Wednesday 31 August 2016

What is Diamond Fluorescence?

You know all about the 4Cs and you have done your research on diamond lab reports and certification. But, if there's one topic about diamonds that still eludes simple explanation, Diamond Fluorescence would be it. What exactly is diamond fluorescence? What's the science behind it? Is it good or bad? And perhaps the most important question — why does diamond fluorescence cause such a difference in price. We're here to answer all your questions!

The Science
Let's try to understand the science behind why a diamond may fluoresce. You must be familiar with black lighting used in clubs or when teeth glow blue under UV light, the science of diamond fluorescence isn't that much different. Minerals within the diamond's atomic structure react to UV light and emit a glow that we term as diamond fluorescence.
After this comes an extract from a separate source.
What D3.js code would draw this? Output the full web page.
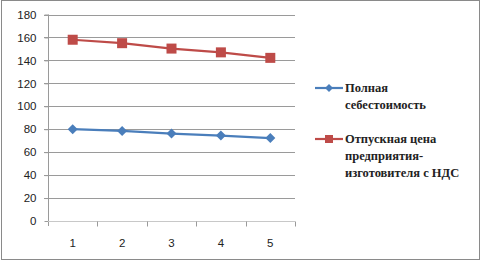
<!DOCTYPE html>
<html>
<head>
<meta charset="utf-8">
<script src="https://cdn.jsdelivr.net/npm/d3@7"></script>
<style>
  body { margin: 0; background: #fff; }
  svg { display: block; }
</style>
</head>
<body>
<div id="chart"></div>
<script>
const categories = [1, 2, 3, 4, 5];
const fullCost = [80, 78.5, 76.2, 74.5, 72.3];
const sellPrice = [158, 155, 150.3, 147, 142.2];
const yTicks = [0, 20, 40, 60, 80, 100, 120, 140, 160, 180];
const seriesNames = [
    ["Полная", "себестоимость"],
    ["Отпускная цена", "предприятия-", "изготовителя с НДС"]
];

const W = 482, H = 262;
const margin = {top: 14.5, left: 48, right: 187, bottom: 41};

let svg = d3.select("#chart").append("svg")
    .attr("width", W)
    .attr("height", H);

// outer frame
svg.append("rect")
    .attr("x", 1.5).attr("y", 0.5)
    .attr("width", W - 4).attr("height", H - 3)
    .attr("fill", "#fff")
    .attr("stroke", "#8a8a8a");

let x = d3.scaleBand()
    .domain(categories)
    .range([margin.left, W - margin.right]);

let y = d3.scaleLinear()
    .domain([0, 180])
    .range([H - margin.bottom, margin.top]);

// gridlines
svg.append("g")
    .selectAll("line")
    .data(yTicks.filter(d => d > 0))
    .enter().append("line")
    .attr("x1", margin.left - 4)
    .attr("x2", W - margin.right)
    .attr("y1", d => Math.round(y(d)) + 0.5)
    .attr("y2", d => Math.round(y(d)) + 0.5)
    .attr("stroke", "#9a9a9a");

// y axis
let yAxis = d3.axisLeft(y).tickValues(yTicks).tickSize(4).tickPadding(8);
let gy = svg.append("g")
    .attr("transform", "translate(" + (margin.left + 0.5) + ",0)")
    .call(yAxis);
gy.select(".domain").remove();
gy.append("line")
    .attr("y1", margin.top).attr("y2", H - margin.bottom + 5)
    .attr("stroke", "#9a9a9a");
gy.selectAll(".tick line").attr("stroke", "#9a9a9a");
gy.selectAll(".tick text")
    .style("font-family", "Liberation Sans")
    .style("font-size", "11.5px")
    .attr("fill", "#222");

// x axis
let gx = svg.append("g")
    .attr("transform", "translate(0," + (Math.round(y(0)) + 0.5) + ")");
gx.append("line")
    .attr("x1", margin.left).attr("x2", W - margin.right)
    .attr("stroke", "#c8c8c8");
let bounds = categories.map(d => x(d)).concat([W - margin.right]);
gx.selectAll(".xt")
    .data(bounds.slice(1))
    .enter().append("line")
    .attr("x1", d => Math.round(d) + 0.5)
    .attr("x2", d => Math.round(d) + 0.5)
    .attr("y1", 0).attr("y2", 5)
    .attr("stroke", "#9a9a9a");
gx.selectAll("text")
    .data(categories)
    .enter().append("text")
    .attr("x", d => x(d) + x.bandwidth() / 2)
    .attr("y", 25)
    .attr("text-anchor", "middle")
    .style("font-family", "Liberation Sans")
    .style("font-size", "11.5px")
    .attr("fill", "#222")
    .text(d => d);

let line = d3.line()
    .x((d, i) => x(categories[i]) + x.bandwidth() / 2)
    .y(d => y(d));

const blue = "#4a7ebb", red = "#be4b48";

function diamond(g, cx, cy, r, color) {
    g.append("path")
        .attr("d", "M" + cx + "," + (cy - r) + "L" + (cx + r) + "," + cy + "L" + cx + "," + (cy + r) + "L" + (cx - r) + "," + cy + "Z")
        .attr("fill", color);
}
function square(g, cx, cy, s, color) {
    g.append("rect")
        .attr("x", cx - s / 2).attr("y", cy - s / 2)
        .attr("width", s).attr("height", s)
        .attr("fill", color);
}

// series
let g1 = svg.append("g");
g1.append("path").datum(fullCost)
    .attr("d", line).attr("fill", "none")
    .attr("stroke", blue).attr("stroke-width", 2.2);
fullCost.forEach((v, i) => diamond(g1, x(categories[i]) + x.bandwidth() / 2, y(v), 5, blue));

let g2 = svg.append("g");
g2.append("path").datum(sellPrice)
    .attr("d", line).attr("fill", "none")
    .attr("stroke", red).attr("stroke-width", 2.2);
sellPrice.forEach((v, i) => square(g2, x(categories[i]) + x.bandwidth() / 2, y(v), 10, red));

// legend
const legendY = [92, 143];
const colors = [blue, red];
seriesNames.forEach((lines, k) => {
    let ly = legendY[k] - 4;
    svg.append("line")
        .attr("x1", 315).attr("x2", 343)
        .attr("y1", ly).attr("y2", ly)
        .attr("stroke", colors[k]).attr("stroke-width", 2.2);
    if (k === 0) diamond(svg, 329, ly, 4, blue);
    else square(svg, 329, ly, 8, red);
    lines.forEach((s, j) => {
        svg.append("text")
            .attr("x", 345).attr("y", legendY[k] + j * 17)
            .style("font-family", "Times New Roman")
            .style("font-weight", "bold")
            .style("font-size", "12.5px")
            .attr("fill", "#222")
            .text(s);
    });
});
</script>
</body>
</html>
Now, the atomic structure of a diamond is very rigid, hence it is one of the hardest substances on the planet.

Depending on where the diamond is formed, if chemicals such as boron, aluminum or nitrogen are present in the soil, they may be found within a diamond’s crystalline structure. When ultra-violet light passes through a diamond, these chemicals absorb that energy and re-emit it as visible light — what we call fluorescence.

Natural daylight or some sources of artificial light have a UV component in them. This can cause a diamond to emit a fluorescence. While blue fluorescence is the most common, diamonds can fluoresce a whole spectrum of colors like orange or yellow.

Some More Science
So, if it's as simple as that why are diamonds with fluorescence sold at a discounted price? The color wheel can give us some answers. This color wheel is different than the color wheel you may be familiar with. The way our eyes see color is different than the color wheel that is usually used to mix paint.

In the paint-mixing color wheel you get green, when you mix yellow and blue. This is subtractive mixing. The way we see color with our eyes is called additive mixing. Mixing yellow and blue on this color wheel, gives white. So, why this little science lesson?

When a diamond has a light yellowish tint, it is typically given a J to K color grade. But, if that diamond also has blue fluorescence, it may appear ‘whiter’ than it actually is because yellow and blue light can make white light. This can lead to 'over-grading' of diamonds.

A History Lesson
After the science lesson, let's do a quick history lesson to fully understand the discounted prices of fluorescent diamonds in today's markets.

Back in the mid-1800s, diamonds were discovered in South Africa. After the mines were established, this area became famous for producing diamonds of excellent color. It was discovered that many of the diamonds exhibited a blue haze in daylight. (It was merely the UV component of the sunlight, as we know from our science lesson)

Due to their excellent color, the diamonds were graded around D, E and F. These stones were coveted and the mines became famous for producing "blue white diamonds”. These stones were sold at a premium price and predictably, unscrupulous diamond sellers started using the term rather loosely. Even non-fluorescent stones were being termed as "blue white" in order to generate profits. The rampant misuse of the term resulted in a ban of the term "Blue White Diamonds" by the Federal Trade Commission (FTC) in 1938.

Diamond Fluorescence Today - Back to the Present
Once the term was banned by the FTC, grading labs eventually started to include a fluorescence grade in lab reports. This is when fluorescent diamonds actually started becoming undesirable, mainly due to flawed public perception. The market prices were influenced so today, diamonds with medium and strong fluorescence are heavily discounted.

Now, you may have heard, that diamonds with fluorescence may have issues with clarity. Jewelers often warn consumers to stay away from diamonds with fluorescence as these stones can appear chalky, milky or hazy. While that may be true for some fluorescent diamonds, statistically it is also true for diamonds with no fluorescence whatsoever.

What's the verdict?
We think the best way to look at diamond fluorescence is to think that it can be good, bad or neutral, just like other factors such as cut and color. In fact, cut can influence the appearance of a diamond much more strongly than fluorescence. It is bad when the clarity is affected and absolutely 'neutral' when the fluorescence has no discernible difference on the color and clarity. But, for the smart consumers, it can also be good. They can make the most of the skewed market perception to buy a beautiful stone with no issues in color and clarity at a discounted price. At B2C Jewels, our in-house gemologists inspect every diamond that we sell so you can be sure we address any the presence of any hazy or oily appearance.

We hope this article has finally put to rest any doubts you may have about diamond fluorescence.